Anticancer Properties of the Antipsychotic Drug Chlorpromazine and Its Synergism With Temozolomide in Restraining Human Glioblastoma Proliferation In Vitro
Silvia Matteoni, Paola Matarrese, Barbara Ascione, Mariachiara Buccarelli, Lucia Ricci-Vitiani, Roberto Pallini, Veronica Villani, Andrea Pace, Marco G Paggi, Claudia Abbruzzese, Silvia Matteoni, Paola Matarrese, Barbara Ascione, Mariachiara Buccarelli, Lucia Ricci-Vitiani, Roberto Pallini, Veronica Villani, Andrea Pace, Marco G Paggi, Claudia Abbruzzese
Abstract
The extremely poor prognosis of patients affected by glioblastoma (GBM, grade IV glioma) prompts the search for new and more effective therapies. In this regard, drug repurposing or repositioning can represent a safe, swift, and inexpensive way to bring novel pharmacological approaches from bench to bedside. Chlorpromazine, a medication used since six decades for the therapy of psychiatric disorders, shows in vitro several features that make it eligible for repositioning in cancer therapy. Using six GBM cell lines, three of which growing as patient-derived neurospheres and displaying stem-like properties, we found that chlorpromazine was able to inhibit viability in an apoptosis-independent way, induce hyperdiploidy, reduce cloning efficiency as well as neurosphere formation and downregulate the expression of stemness genes in all these cell lines. Notably, chlorpromazine synergized with temozolomide, the first-line therapeutic in GBM patients, in hindering GBM cell viability, and both drugs strongly cooperated in reducing cloning efficiency and inducing cell death in vitro for all the GBM cell lines assayed. These results prompted us to start a Phase II clinical trial on GBM patients (EudraCT # 2019-001988-75; ClinicalTrials.gov Identifier: NCT04224441) by adding chlorpromazine to temozolomide in the adjuvant phase of the standard first-line therapeutic protocol.

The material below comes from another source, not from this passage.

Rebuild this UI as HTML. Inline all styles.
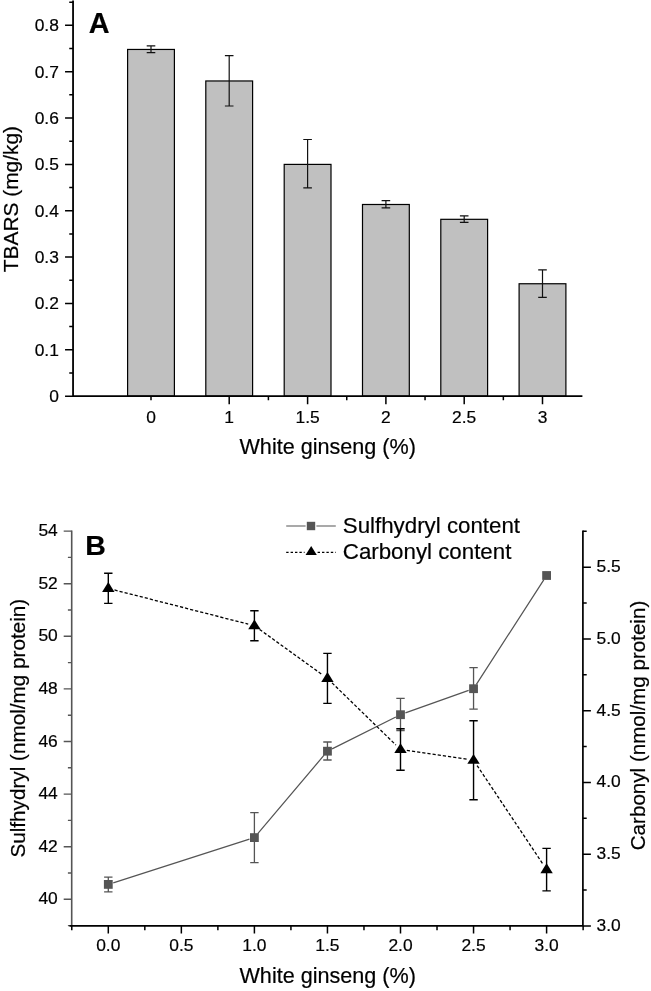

Keywords: antipsychotic drugs (APDs); cancer stem cells (CSC); clinical trials; drug repurposing and repositioning; drug synergism; glioblastoma; neurospheres.
Conflict of interest statement
The authors declare that the research was conducted in the absence of any commercial or financial relationships that could be construed as a potential conflict of interest.